KdaiP / StableTTS

Next-generation TTS model using flow-matching and DiT, inspired by Stable Diffusion 3
MIT License
290 stars 31 forks source link

Is there a trick to stabilize training? #7

Closed Flux9665 closed 3 months ago

Flux9665 commented 3 months ago

Hi! Thanks for open-sourcing your work! I like the idea, so I tried copying the CFM decoder and use it in my TTS setup. First I had some issues with NaN values after the attention in the estimator was computed for all the values that were padding. I fixed this issue using masked_fill with the x_mask instead of just multiplying with the x_mask, although I'm not sure why that was necessary for me.

But now that I could run a forward pass and calculate the CFM loss and it was not NaN, I thought it's good to go. However more problems came up. No matter what I tried, the CFM decoder would always produce a couple of NaN values after its first update during training. Do you have any idea what could cause this? Is there any specific thing I need to do to stabilize the training? The setup I am using works very well for lots of other architectures, including e.g. the normalizing flow decoder of PortaSpeech, which seems pretty similar.

KdaiP commented 3 months ago

Thank you for your interest about StableTTS. In x_mask, "1" indicates that the element is included in the attention calculation, whereas "0" means that the element does not participate in the attention calculation. So the padded element is set to "0" in x_mask. Could it be possible that your mask is reversed? For example, where "1" represents a padded element.

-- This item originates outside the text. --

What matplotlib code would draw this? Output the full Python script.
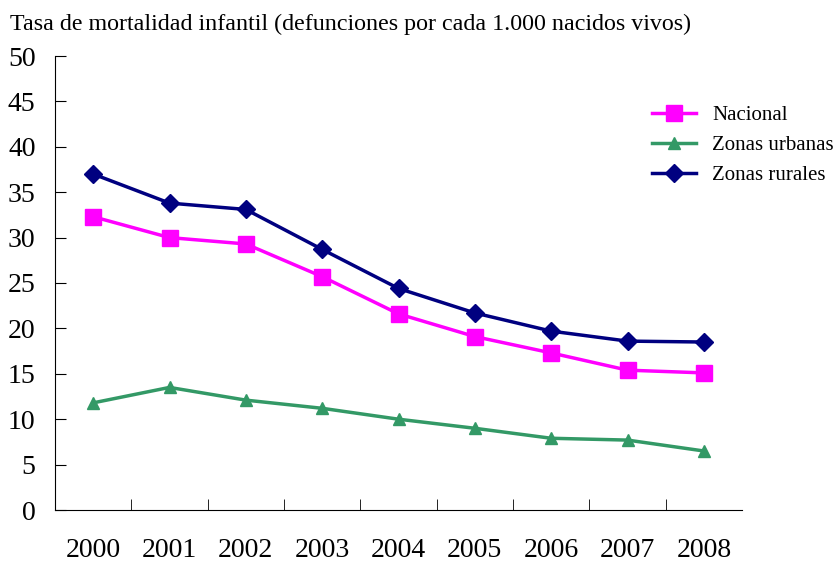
import matplotlib
matplotlib.use("Agg")
import matplotlib.pyplot as plt
import numpy as np

plt.rcParams['font.family'] = ['Liberation Serif', 'DejaVu Serif']

years = ["2000", "2001", "2002", "2003", "2004", "2005", "2006", "2007", "2008"]
nacional = [32.3, 30.0, 29.3, 25.7, 21.6, 19.1, 17.3, 15.4, 15.1]
urbanas = [11.8, 13.5, 12.1, 11.2, 10.0, 9.0, 7.9, 7.7, 6.5]
rurales = [37.0, 33.8, 33.1, 28.7, 24.4, 21.7, 19.7, 18.6, 18.5]

fig = plt.figure(figsize=(8.38, 5.63), dpi=100)
ax = fig.add_axes([55 / 838, 53 / 563, 687 / 838, 454 / 563])

x = np.arange(len(years))
ax.plot(x, nacional, color="#FF00FF", lw=2.5, marker="s", markersize=11, label="Nacional")
ax.plot(x, urbanas, color="#339966", lw=2.5, marker="^", markersize=8, label="Zonas urbanas")
ax.plot(x, rurales, color="#000080", lw=2.5, marker="D", markersize=9, label="Zonas rurales")

ax.set_xlim(-0.5, len(years) - 0.5)
ax.set_ylim(0, 50)
ax.set_yticks(range(0, 51, 5))
ax.tick_params(axis="y", direction="in", length=8, labelsize=20, pad=14)
ax.set_xticks(x)
ax.set_xticklabels(years)
ax.tick_params(axis="x", which="major", length=0, labelsize=20, pad=20)
ax.set_xticks(np.arange(0.5, len(years) - 1, 1), minor=True)
ax.tick_params(axis="x", which="minor", direction="in", length=8)

for s in ["top", "right"]:
    ax.spines[s].set_visible(False)

fig.text(10 / 838, 1 - 24 / 563, "Tasa de mortalidad infantil (defunciones por cada 1.000 nacidos vivos)",
         fontsize=17.3, va="center", ha="left")

ax.legend(loc="upper left", bbox_to_anchor=(578 / 687, 1 - 31 / 454), frameon=False,
          fontsize=15, handlelength=2.1, labelspacing=0.5, handletextpad=0.8)

fig.savefig("out.png", dpi=100)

Flux9665 commented 3 months ago

The mask is not reversed, I am however using a boolean mask instead of a float mask. But I could solve it with the masked_fill method, so that's no longer the problem, just something I found a bit strange. The problem is that after one training update, everything in the CFM decoder turns to NaN, even with a very small learning rate and gradient clipping. Do you have any idea what could cause this?

KdaiP commented 3 months ago

The mask is not reversed, I am however using a boolean mask instead of a float mask. But I could solve it with the masked_fill method, so that's no longer the problem, just something I found a bit strange. The problem is that after one training update, everything in the CFM decoder turns to NaN, even with a very small learning rate and gradient clipping. Do you have any idea what could cause this?

Try converting the boolean mask into a floating-point mask, for example, attn_mask.to(x.dtype). This might solve the issue.

In PyTorch's attention calculations, it can sometimes be confusing as the same mask in boolean format and floating point format can have dramatically different effects. For instance, in StableTTS, converting the attention_mask to boolean could lead to NaN issues because it makes attention only to focus on padding value.

Flux9665 commented 3 months ago

You're right, it works now, thank you!

I thought a boolean tensor and a float tensor should be equivalent when they are used like this, but apparrently there is a difference.